| Abschied vom VaterFrank Lingnau
 Liebe und Tod, so sagt man gern, seien die großen 
                Motive der Weltliteratur. Im 20. Jahrhundert kommt ein weiteres 
                Sujet hinzu: der Vater. Spätestens seit Kafkas Erzählungen 
                Das Urteil und Die Verwandlung sowie seinem legendären 
                Brief an den Vater wird der Vater zu einer zentralen Figur 
                in der Literatur. An diese Tradition knüpft Sabine Peters, 
                die im Rheiderland/Ostfriesland lebende Autorin, mit ihrer Erzählung 
                Abschied an. Auch sie erzählt von einem Vater, der 
                Züge eines Patriarchen, eines Tyrannen hat, der seine vier 
                Töchter durchnummeriert und mit den Zahlen benennt. Der pensionierte 
                Gymnasiallehrer, ein, wie die Erzählerin mehrfach betont, 
                ausgewiesener Kulturmensch, erkrankt jedoch, wird schwermütig, 
                verwirrt, hilflos. Von dieser Zäsur in der Biografie des 
                Vaters, von seinen Metamorphosen und seinem bitteren Tod wird 
                aus der Perspektive der dritten Tochter berichtet. Die als Schriftstellerin 
                arbeitende Marie, das aus den früheren Werken bekannte Alter 
                Ego von Sabine Peters, kümmert sich um den kranken Vater, 
                erträgt seine Launen, seine Tiraden: "Tage vergehen, 
                drei, vier? Marie lernt passa-bel das fremde Auto zu fahren. Sie 
                lernt Vaters Pillenschrank kennen an einem schwarzen Tag, die 
                wichtigste lebenspendende Pille verschwunden, nicht aufzufinden, 
                wenn nicht sofort, jetzt gleich, lauf. Maria läuft..." 
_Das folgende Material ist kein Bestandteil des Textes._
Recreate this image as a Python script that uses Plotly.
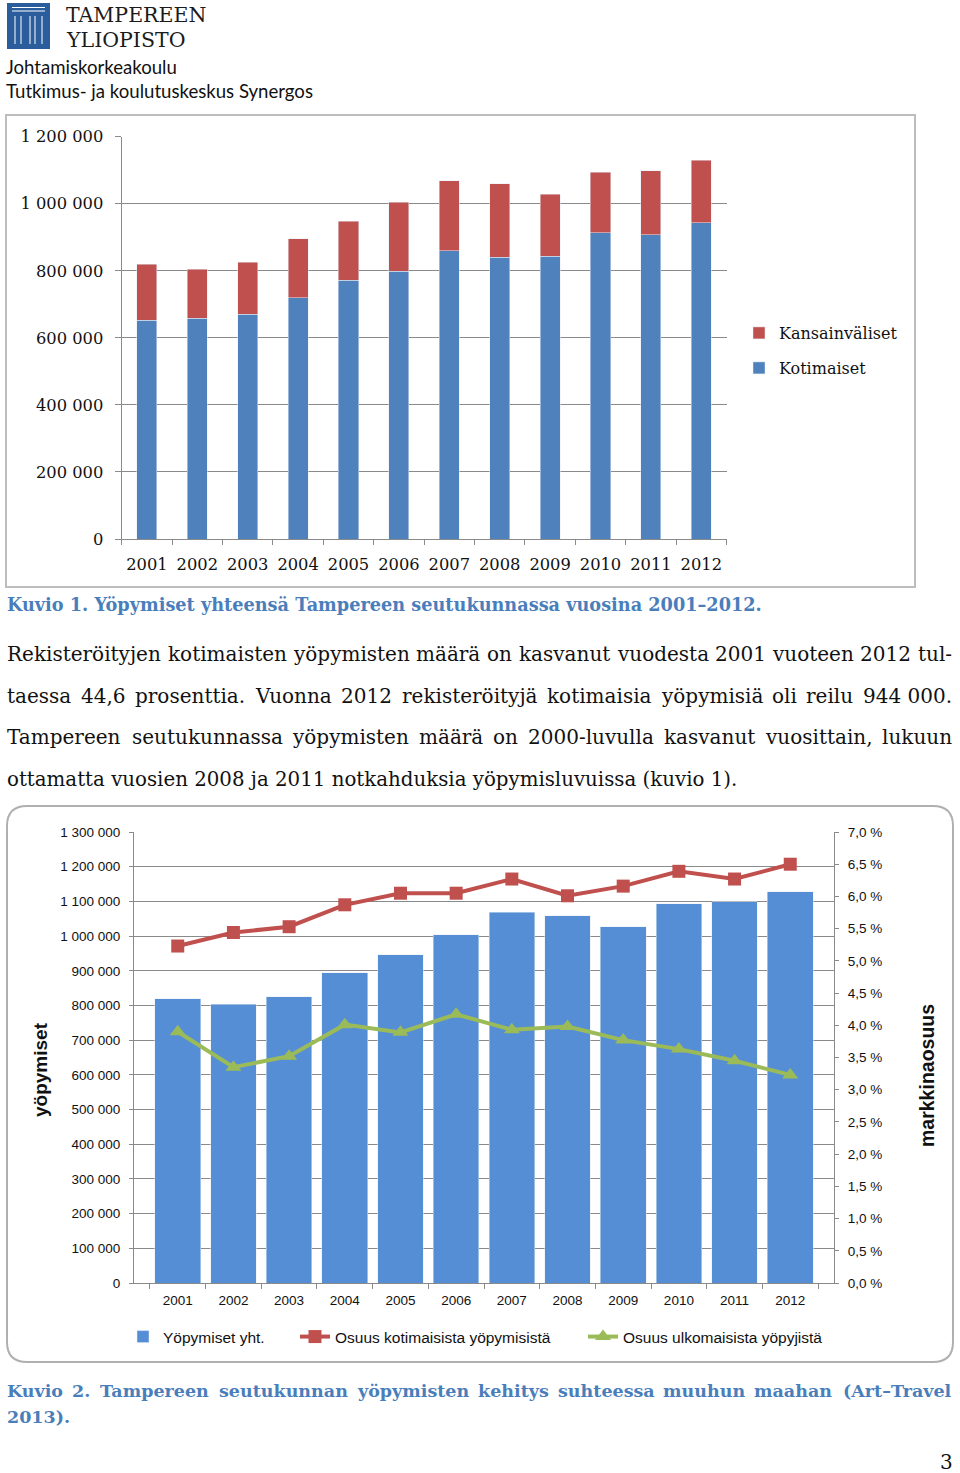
import plotly.graph_objects as go

# ---------------- data ----------------
years = ["2001", "2002", "2003", "2004", "2005", "2006", "2007", "2008", "2009", "2010", "2011", "2012"]
kotimaiset = [652000, 659000, 670000, 720000, 772000, 798000, 860000, 840000, 844000, 913000, 908000, 944000]
kansainvaliset = [167000, 146000, 156000, 175000, 176000, 207000, 209000, 219000, 185000, 181000, 191000, 186000]
yopymiset_yht = [819000, 804000, 825000, 895000, 946000, 1004000, 1069000, 1058000, 1027000, 1093000, 1099000, 1128000]
osuus_kotimaisista = [5.23, 5.44, 5.53, 5.87, 6.05, 6.05, 6.27, 6.01, 6.16, 6.39, 6.27, 6.50]
osuus_ulkomaisista = [3.90, 3.35, 3.52, 4.01, 3.89, 4.17, 3.93, 3.98, 3.77, 3.63, 3.45, 3.23]

body_lines = [
    "Rekisteröityjen kotimaisten yöpymisten määrä on kasvanut vuodesta 2001 vuoteen 2012 tul-",
    "taessa 44,6 prosenttia. Vuonna 2012 rekisteröityjä kotimaisia yöpymisiä oli reilu 944\u00a0000.",
    "Tampereen seutukunnassa yöpymisten määrä on 2000-luvulla kasvanut vuosittain, lukuun",
    "ottamatta vuosien 2008 ja 2011 notkahduksia yöpymisluvuissa (kuvio 1).",
]
caption1 = "Kuvio 1. Yöpymiset yhteensä Tampereen seutukunnassa vuosina 2001–2012."
caption2 = ["Kuvio 2. Tampereen seutukunnan yöpymisten kehitys suhteessa muuhun maahan (Art–Travel", "2013)."]

W, H = 960, 1473


def fx(px):
    return px / W


def fy(py):
    return 1 - py / H


SERIF = "DejaVu Serif"
SANS = "Liberation Sans, Arial"
BLUE1 = "#4f81bd"
RED1 = "#c0504d"
BLUE2 = "#558ed5"
GREEN = "#9bbb59"
GRID = "#8a8a8a"
CAPTION = "#4a7ebb"

# approximate DejaVu Serif advance widths (em)
CW = {
    'a': .596, 'b': .640, 'c': .560, 'd': .640, 'e': .592, 'f': .370, 'g': .640, 'h': .644, 'i': .320,
    'j': .310, 'k': .606, 'l': .320, 'm': .948, 'n': .644, 'o': .602, 'p': .640, 'q': .640, 'r': .478,
    's': .513, 't': .402, 'u': .644, 'v': .565, 'w': .856, 'x': .564, 'y': .565, 'z': .527,
    'ä': .596, 'ö': .602, 'A': .722, 'B': .735, 'C': .765, 'D': .802, 'E': .730, 'F': .694, 'G': .799,
    'H': .872, 'I': .395, 'J': .401, 'K': .747, 'L': .664, 'M': 1.024, 'N': .875, 'O': .820, 'P': .673,
    'R': .753, 'S': .685, 'T': .667, 'U': .843, 'V': .722, 'Y': .660, ' ': .318, '\u00a0': .318,
    '.': .318, ',': .318, '-': .338, '(': .390, ')': .390, '–': .500,
}
for d in "0123456789":
    CW[d] = .636


def text_w(s, size, bold=False):
    w = sum(CW.get(ch, .6) for ch in s) * size
    return w * 1.115 if bold else w


annotations = []


def add_text(txt, x, y, size, family=SERIF, color="#111111", xanchor="left", angle=0):
    annotations.append(dict(text=txt, x=fx(x), y=fy(y), xref="paper", yref="paper", showarrow=False,
                            xanchor=xanchor, yanchor="middle", textangle=angle, borderpad=0, borderwidth=0,
                            font=dict(family=family, size=size, color=color)))


def justify(line, x0, x1, y, size, bold=False, color="#111111"):
    words = line.split(" ")
    widths = [text_w(w, size, bold) for w in words]
    gap = (x1 - x0 - sum(widths)) / (len(words) - 1)
    x = x0
    for i, (wd, w) in enumerate(zip(words, widths)):
        t = "<b>%s</b>" % wd if bold else wd
        if i == 0:
            add_text(t, x, y, size, color=color, xanchor="left")
        elif i == len(words) - 1:
            add_text(t, x1, y, size, color=color, xanchor="right")
        else:
            add_text(t, x + w / 2, y, size, color=color, xanchor="center")
        x += w + gap


# ---------------- traces ----------------
fig = go.Figure()
fig.add_trace(go.Bar(x=years, y=kotimaiset, name="Kotimaiset", marker_color=BLUE1, width=0.4,
                     xaxis="x", yaxis="y", legend="legend2"))
fig.add_trace(go.Bar(x=years, y=kansainvaliset, name="Kansainväliset", marker_color=RED1, width=0.4,
                     xaxis="x", yaxis="y", legend="legend"))
fig.add_trace(go.Bar(x=years, y=yopymiset_yht, name="Yöpymiset yht.", marker_color=BLUE2, width=0.82,
                     xaxis="x2", yaxis="y2", legend="legend3"))
fig.add_trace(go.Scatter(x=years, y=osuus_kotimaisista, name="Osuus kotimaisista yöpymisistä",
                         mode="lines+markers", line=dict(color=RED1, width=4),
                         marker=dict(symbol="square", size=13, color=RED1),
                         xaxis="x2", yaxis="y3", legend="legend4"))
fig.add_trace(go.Scatter(x=years, y=osuus_ulkomaisista, name="Osuus ulkomaisista yöpyjistä",
                         mode="lines+markers", line=dict(color=GREEN, width=4),
                         marker=dict(symbol="triangle-up", size=14, color=GREEN),
                         xaxis="x2", yaxis="y3", legend="legend5"))

# ---------------- text ----------------
add_text("TAMPEREEN", 66, 15.5, 20.5, family=SERIF, color="#1b1b1b")
add_text("YLIOPISTO", 66, 39.5, 20.5, family=SERIF, color="#1b1b1b")
add_text("Johtamiskorkeakoulu", 6, 67, 18.6, family="Lato", color="#111111")
add_text("Tutkimus- ja koulutuskeskus Synergos", 6, 91, 18.6, family="Lato", color="#111111")

add_text("<b>%s</b>" % caption1, 7, 604, 17.7, color=CAPTION)
for i, ln in enumerate(body_lines[:3]):
    justify(ln, 7, 952, 654 + i * 41.7, 20)
add_text(body_lines[3], 7, 654 + 3 * 41.7, 19.8)
justify(caption2[0], 7, 952, 1391, 17.5, bold=True, color=CAPTION)
add_text("<b>%s</b>" % caption2[1], 7, 1417, 17.5, color=CAPTION)
add_text("3", 953, 1462, 20, xanchor="right")

add_text("<b>yöpymiset</b>", 40, 1070, 19, family=SANS, color="#111111", xanchor="center", angle=-90)
add_text("<b>markkinaosuus</b>", 927, 1076, 19.5, family=SANS, color="#111111", xanchor="center", angle=-90)

# ---------------- shapes ----------------
shapes = []
# chart 1 frame
shapes.append(dict(type="rect", xref="paper", yref="paper", x0=fx(6), x1=fx(915), y0=fy(587), y1=fy(115),
                   line=dict(color="#bdbdbd", width=2), layer="below"))
# chart 2 rounded frame
r = 20
x0, x1, y0, y1 = 7, 953, 806, 1362
path = ("M {a},{b} L {c},{b} Q {x1},{b} {x1},{d} L {x1},{e} Q {x1},{f} {c},{f} L {a},{f} "
        "Q {x0},{f} {x0},{e} L {x0},{d} Q {x0},{b} {a},{b} Z").format(
    a=fx(x0 + r), c=fx(x1 - r), b=fy(y0), d=fy(y0 + r), e=fy(y1 - r), f=fy(y1), x0=fx(x0), x1=fx(x1))
shapes.append(dict(type="path", xref="paper", yref="paper", path=path,
                   line=dict(color="#b0b0b0", width=2), layer="below"))
# logo emblem
shapes.append(dict(type="rect", xref="paper", yref="paper", x0=fx(7), x1=fx(50), y0=fy(49), y1=fy(3),
                   fillcolor="#2b5c9c", line=dict(width=0), layer="below"))
for yy in (7.5, 11):
    shapes.append(dict(type="line", xref="paper", yref="paper", x0=fx(12), x1=fx(45), y0=fy(yy), y1=fy(yy),
                       line=dict(color="white", width=1)))
for xx in (15, 21, 30, 35, 42):
    shapes.append(dict(type="line", xref="paper", yref="paper", x0=fx(xx), x1=fx(xx), y0=fy(16), y1=fy(44),
                       line=dict(color="white", width=1)))

# ---------------- layout ----------------
axis_common = dict(showline=True, linecolor=GRID, linewidth=1.2, ticks="outside", tickcolor=GRID,
                   tickwidth=1.2, zeroline=False, fixedrange=True, automargin=False)

fig.update_layout(
    width=W, height=H, margin=dict(l=0, r=0, t=0, b=0, pad=0, autoexpand=False),
    paper_bgcolor="white", plot_bgcolor="rgba(0,0,0,0)",
    separators=", ", barmode="stack", showlegend=True,
    annotations=annotations, shapes=shapes,
    xaxis=dict(domain=[fx(121.7), fx(726.5)], anchor="y", type="category", tickson="boundaries", ticklen=5,
               tickangle=0, showgrid=False, tickfont=dict(family=SERIF, size=16.3, color="#111111"),
               ticklabelstandoff=10, **axis_common),
    yaxis=dict(domain=[fy(539), fy(136.7)], anchor="x", range=[0, 1200000], dtick=200000, tickformat=",d",
               ticklen=6, showgrid=True, gridcolor=GRID, gridwidth=1.2,
               tickfont=dict(family=SERIF, size=16.3, color="#111111"), ticklabelstandoff=8, **axis_common),
    xaxis2=dict(domain=[fx(134), fx(834)], anchor="y2", type="category", tickson="boundaries", ticklen=5,
                tickangle=0, showgrid=False, tickfont=dict(family=SANS, size=13.5, color="#111111"),
                ticklabelstandoff=5, **axis_common),
    yaxis2=dict(domain=[fy(1283), fy(832)], anchor="x2", range=[0, 1300000], dtick=100000, tickformat=",d",
                ticklen=4, showgrid=True, gridcolor=GRID, gridwidth=1.2,
                tickfont=dict(family=SANS, size=13.5, color="#111111"), ticklabelstandoff=6, **axis_common),
    yaxis3=dict(overlaying="y2", anchor="x2", side="right", range=[0, 7], dtick=0.5, tickformat=".1f",
                ticksuffix=" %", ticklen=4, showgrid=False,
                tickfont=dict(family=SANS, size=13.5, color="#111111"), ticklabelstandoff=6, **axis_common),
    legend=dict(x=fx(739), y=fy(333), xanchor="left", yanchor="middle", bgcolor="rgba(0,0,0,0)",
                font=dict(family=SERIF, size=16, color="#111111")),
    legend2=dict(x=fx(739), y=fy(368), xanchor="left", yanchor="middle", bgcolor="rgba(0,0,0,0)",
                 font=dict(family=SERIF, size=16, color="#111111")),
    legend3=dict(x=fx(123), y=fy(1337), xanchor="left", yanchor="middle", bgcolor="rgba(0,0,0,0)",
                 font=dict(family=SANS, size=15.5, color="#111111")),
    legend4=dict(x=fx(295), y=fy(1337), xanchor="left", yanchor="middle", bgcolor="rgba(0,0,0,0)",
                 font=dict(family=SANS, size=15.5, color="#111111")),
    legend5=dict(x=fx(583), y=fy(1337), xanchor="left", yanchor="middle", bgcolor="rgba(0,0,0,0)",
                 font=dict(family=SANS, size=15.5, color="#111111")),
)

fig.write_html(
    "out.html",
    config={"displayModeBar": False},
    post_script=(
        "var gd=document.getElementById('{plot_id}');"
        "gd.style.position='absolute';gd.style.left='0px';gd.style.top='0px';"
        "document.body.style.margin='0';document.body.style.padding='0';"
        "document.body.style.overflow='hidden';document.documentElement.style.overflow='hidden';"
    ),
)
                Nicht der Gestus der Anklage bestimmt diese Erzählung, sondern 
                der nüchterne Blick auf den durch die Krankheit gezeichneten 
                Vater und die Veränderungen in der Familie. Gleichwohl gelingen 
                Sabine Peters anrührende Episoden und ein versöhnliches, 
                aber keinesfalls verklärendes Ende. Abschied ist eine eindrückliche 
                Erzählung, die auch durch die rhythmisierte, stellenweise 
                virtuose Sprache überzeugt.